(REQUIREMENT): All lines from the beginning of the listing through the line with "fig = plt.figure(figsize=(W" are to be copied word for word; the pictures are not.
^^^^^^^^^^^^^^^^
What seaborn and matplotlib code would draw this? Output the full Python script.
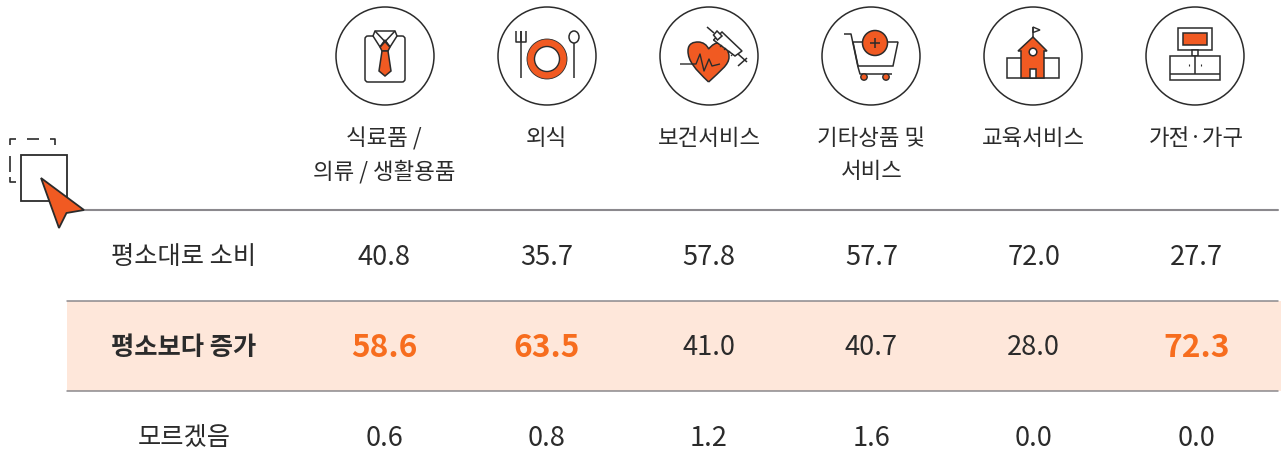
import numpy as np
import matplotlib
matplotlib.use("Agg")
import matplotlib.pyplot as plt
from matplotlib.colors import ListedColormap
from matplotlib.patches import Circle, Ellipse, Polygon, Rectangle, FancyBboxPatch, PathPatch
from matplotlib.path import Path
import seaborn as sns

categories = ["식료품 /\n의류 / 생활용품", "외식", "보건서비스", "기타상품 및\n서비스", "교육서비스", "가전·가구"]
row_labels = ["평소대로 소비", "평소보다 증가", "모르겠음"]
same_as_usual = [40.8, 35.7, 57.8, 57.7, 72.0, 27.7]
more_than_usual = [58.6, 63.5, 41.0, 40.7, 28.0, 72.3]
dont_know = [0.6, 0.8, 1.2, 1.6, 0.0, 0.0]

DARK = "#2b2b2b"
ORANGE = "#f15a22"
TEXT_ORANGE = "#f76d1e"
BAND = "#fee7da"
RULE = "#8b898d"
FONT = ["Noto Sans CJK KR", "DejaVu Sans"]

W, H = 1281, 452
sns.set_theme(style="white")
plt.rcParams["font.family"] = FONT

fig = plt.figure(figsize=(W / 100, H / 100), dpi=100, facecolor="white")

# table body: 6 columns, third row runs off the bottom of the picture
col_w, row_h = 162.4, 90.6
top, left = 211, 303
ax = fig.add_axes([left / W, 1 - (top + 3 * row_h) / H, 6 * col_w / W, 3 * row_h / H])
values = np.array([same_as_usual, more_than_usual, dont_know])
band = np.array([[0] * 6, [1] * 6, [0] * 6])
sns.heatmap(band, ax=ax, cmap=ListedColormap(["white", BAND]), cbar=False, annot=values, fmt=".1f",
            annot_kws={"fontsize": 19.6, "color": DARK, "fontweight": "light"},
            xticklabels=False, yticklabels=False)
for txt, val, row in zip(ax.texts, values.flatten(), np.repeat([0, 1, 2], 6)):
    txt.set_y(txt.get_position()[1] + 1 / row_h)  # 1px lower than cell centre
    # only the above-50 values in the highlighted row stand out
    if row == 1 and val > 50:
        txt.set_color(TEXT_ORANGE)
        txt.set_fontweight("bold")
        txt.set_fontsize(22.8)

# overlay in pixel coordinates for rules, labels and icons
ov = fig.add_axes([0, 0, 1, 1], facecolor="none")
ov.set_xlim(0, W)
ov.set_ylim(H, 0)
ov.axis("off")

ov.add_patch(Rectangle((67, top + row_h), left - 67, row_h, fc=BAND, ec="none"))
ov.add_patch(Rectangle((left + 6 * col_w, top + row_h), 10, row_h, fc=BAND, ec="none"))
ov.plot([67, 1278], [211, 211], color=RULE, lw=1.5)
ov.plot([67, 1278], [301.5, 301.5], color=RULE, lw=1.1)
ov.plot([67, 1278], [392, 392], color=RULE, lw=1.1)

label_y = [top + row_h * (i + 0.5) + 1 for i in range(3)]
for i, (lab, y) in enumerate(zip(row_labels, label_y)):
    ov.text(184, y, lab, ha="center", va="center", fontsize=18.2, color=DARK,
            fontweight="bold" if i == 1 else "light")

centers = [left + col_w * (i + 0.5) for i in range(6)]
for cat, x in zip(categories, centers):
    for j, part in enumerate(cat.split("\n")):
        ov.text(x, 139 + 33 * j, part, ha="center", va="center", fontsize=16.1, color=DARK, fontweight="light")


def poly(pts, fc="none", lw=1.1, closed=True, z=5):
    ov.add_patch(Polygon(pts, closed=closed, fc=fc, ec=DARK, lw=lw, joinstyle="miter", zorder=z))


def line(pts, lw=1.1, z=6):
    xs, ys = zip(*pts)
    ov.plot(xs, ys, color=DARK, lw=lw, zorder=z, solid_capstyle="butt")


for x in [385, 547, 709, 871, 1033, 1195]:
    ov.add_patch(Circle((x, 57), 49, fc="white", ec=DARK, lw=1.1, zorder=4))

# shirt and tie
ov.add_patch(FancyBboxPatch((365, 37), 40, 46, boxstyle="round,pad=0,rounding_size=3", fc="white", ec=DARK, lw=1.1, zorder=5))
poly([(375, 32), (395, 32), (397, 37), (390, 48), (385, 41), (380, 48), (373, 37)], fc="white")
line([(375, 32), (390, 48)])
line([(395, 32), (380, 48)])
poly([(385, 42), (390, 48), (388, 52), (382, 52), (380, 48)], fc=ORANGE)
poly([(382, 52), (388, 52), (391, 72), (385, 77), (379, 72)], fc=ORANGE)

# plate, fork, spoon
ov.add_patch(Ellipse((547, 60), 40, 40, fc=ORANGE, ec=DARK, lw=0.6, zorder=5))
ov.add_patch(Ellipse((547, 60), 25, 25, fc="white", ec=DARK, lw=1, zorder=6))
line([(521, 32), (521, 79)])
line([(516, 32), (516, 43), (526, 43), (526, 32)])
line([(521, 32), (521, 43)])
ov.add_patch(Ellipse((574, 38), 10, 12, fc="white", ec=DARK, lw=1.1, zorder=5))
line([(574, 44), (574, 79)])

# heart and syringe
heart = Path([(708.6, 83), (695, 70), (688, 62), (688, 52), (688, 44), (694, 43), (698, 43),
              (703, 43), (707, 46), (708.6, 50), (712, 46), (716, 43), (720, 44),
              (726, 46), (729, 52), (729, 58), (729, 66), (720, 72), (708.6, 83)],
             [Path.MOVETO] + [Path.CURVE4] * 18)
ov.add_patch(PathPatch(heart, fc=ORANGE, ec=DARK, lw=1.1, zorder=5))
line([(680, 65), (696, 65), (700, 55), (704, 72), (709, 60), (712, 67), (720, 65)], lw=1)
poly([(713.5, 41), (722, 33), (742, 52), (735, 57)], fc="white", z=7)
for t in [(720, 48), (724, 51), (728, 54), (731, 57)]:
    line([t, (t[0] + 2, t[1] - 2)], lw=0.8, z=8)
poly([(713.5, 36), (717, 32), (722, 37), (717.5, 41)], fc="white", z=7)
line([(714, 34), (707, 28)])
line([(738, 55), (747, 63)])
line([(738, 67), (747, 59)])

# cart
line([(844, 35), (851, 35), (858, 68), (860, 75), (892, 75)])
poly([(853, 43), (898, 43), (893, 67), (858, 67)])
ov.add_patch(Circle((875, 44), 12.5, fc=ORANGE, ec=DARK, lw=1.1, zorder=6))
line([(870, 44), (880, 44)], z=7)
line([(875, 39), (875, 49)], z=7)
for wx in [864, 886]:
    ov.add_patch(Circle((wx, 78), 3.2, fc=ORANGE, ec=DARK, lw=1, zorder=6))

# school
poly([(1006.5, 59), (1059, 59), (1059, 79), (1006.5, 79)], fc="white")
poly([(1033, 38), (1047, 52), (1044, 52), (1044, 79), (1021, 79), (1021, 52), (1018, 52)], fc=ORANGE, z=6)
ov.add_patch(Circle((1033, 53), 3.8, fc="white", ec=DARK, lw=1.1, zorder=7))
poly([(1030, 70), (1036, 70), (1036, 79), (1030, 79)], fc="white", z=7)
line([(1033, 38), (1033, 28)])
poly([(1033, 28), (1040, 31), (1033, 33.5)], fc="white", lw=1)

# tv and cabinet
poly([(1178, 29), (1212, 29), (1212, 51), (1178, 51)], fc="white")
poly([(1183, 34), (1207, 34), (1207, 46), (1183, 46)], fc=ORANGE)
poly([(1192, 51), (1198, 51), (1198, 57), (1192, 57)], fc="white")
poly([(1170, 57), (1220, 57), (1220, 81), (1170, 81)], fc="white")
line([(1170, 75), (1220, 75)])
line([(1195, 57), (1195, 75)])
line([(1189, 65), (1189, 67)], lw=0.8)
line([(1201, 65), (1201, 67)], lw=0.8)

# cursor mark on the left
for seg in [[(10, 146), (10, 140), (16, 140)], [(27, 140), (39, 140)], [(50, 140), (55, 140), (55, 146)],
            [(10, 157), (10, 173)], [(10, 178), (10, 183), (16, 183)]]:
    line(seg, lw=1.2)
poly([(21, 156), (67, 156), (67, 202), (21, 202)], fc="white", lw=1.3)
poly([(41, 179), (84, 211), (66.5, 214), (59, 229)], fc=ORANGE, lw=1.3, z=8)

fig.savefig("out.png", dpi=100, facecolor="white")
^^^^^^^^^^^^^^^^
(THE OUTPUT):
What seaborn and matplotlib code would draw this? Output the full Python script.
import numpy as np
import matplotlib
matplotlib.use("Agg")
import matplotlib.pyplot as plt
from matplotlib.colors import ListedColormap
from matplotlib.patches import Circle, Ellipse, Polygon, Rectangle, FancyBboxPatch, PathPatch
from matplotlib.path import Path
import seaborn as sns

categories = ["식료품 /\n의류 / 생활용품", "외식", "보건서비스", "기타상품 및\n서비스", "교육서비스", "가전·가구"]
row_labels = ["평소대로 소비", "평소보다 증가", "모르겠음"]
same_as_usual = [40.8, 35.7, 57.8, 57.7, 72.0, 27.7]
more_than_usual = [58.6, 63.5, 41.0, 40.7, 28.0, 72.3]
dont_know = [0.6, 0.8, 1.2, 1.6, 0.0, 0.0]

DARK = "#2b2b2b"
ORANGE = "#f15a22"
TEXT_ORANGE = "#f76d1e"
BAND = "#fee7da"
RULE = "#8b898d"
FONT = ["Noto Sans CJK KR", "DejaVu Sans"]

W, H = 1281, 452
sns.set_theme(style="white")
plt.rcParams["font.family"] = FONT

fig = plt.figure(figsize=(W / 100, H / 100), dpi=100, facecolor="white")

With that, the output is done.